The Multifarious Ways to Wear a Sarong
Beach, shmeach. Take us to the concrete sidewalk.
Members of the non-Western world have had it right all along. Why waste your time — and money — on skirts or pants or shorts or bottoms, period, when you can locate your own favorite fabric, chop a large enough square off it from its roll, tie it around your waist thus concealing your legs and ba da bing, ba da boom, behold: you’re covered. You’re covered and you look cool and you’re leaving yourself more room to consider your top half.
Here we are, meandering through life, holding up skirts at department stores, tilting our heads in an attempt to convince ourselves that the size will totally work, fighting with our mothers over ass-coverage in relation to jeans and with ourselves over whether that second spoonful of Rocky Road is really — and I mean really — worth it, when we could be squashing all these qualms with a sarong and a simple tie at the waist.
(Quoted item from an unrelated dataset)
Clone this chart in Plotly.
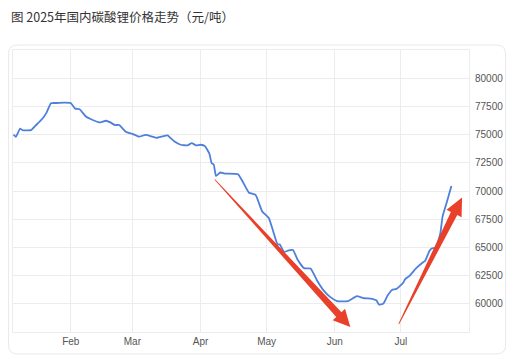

For the record, the answer to the latter question is almost always a resounding of course ice cream is worth it but consider this: if you were to abandon your garments and their zippers or buttons or clasps that force your mind to go there, the circumstances of your life would probably see, like, a 40% uptick in pleasantness. And when you got sick of wearing your sarong as a sarong and that became your normal (thus making room for new quandaries to occupy your mind space), you could consider this: why don’t you stop wearing belts or shorts or head pieces all together and consider the multifarious uses of one of the best gifts ever bequeathed to us by the Arabian Peninsula and Southeast Asia.
Here are three styled looks to help illustrate this point. In approximation #1 you will see that I have hopped back aboard the denim train but only because skirts are looking fresh-to-death over pants and here’s the hidden victory: if you don’t want to button the underlying pants, you don’t have to! (Cedric Charlier blouse, Paige Denim jeans, Charlotte Olympia wedges and Oliver Peoples sunglasses.)
Look #2 begs the importance of a leather belt and considers the sash over an embroidered Dries Van Noten men’s blouse and Rosie Assoulin white pants. The point is further driven home with my motherlode lipstick combo and an Olympia Le Tan book bag (if you’re jonesing for one and have $700 to spare, you can get it on sale here).
Finally, luck be a tube top tonight, am I right? Who needs a blouse when you’ve got fabric? (Actually, there is some value in making like Rosie and tying said fabric around a top to create dimension.) Fake a ruche, tie a knot, let that shit cascade like it is a matrimonial center piece and when you’re done with that, turn the crazy O-N, on. Photographed here you’ll find a sequined mini skirt by All Saints, navy flat mules by Oscar de la Renta (holler at The Outnet here) and a choker by Paula Mendoza. The sunglasses are from Peter Pilotto’s collab-o-lab with Target.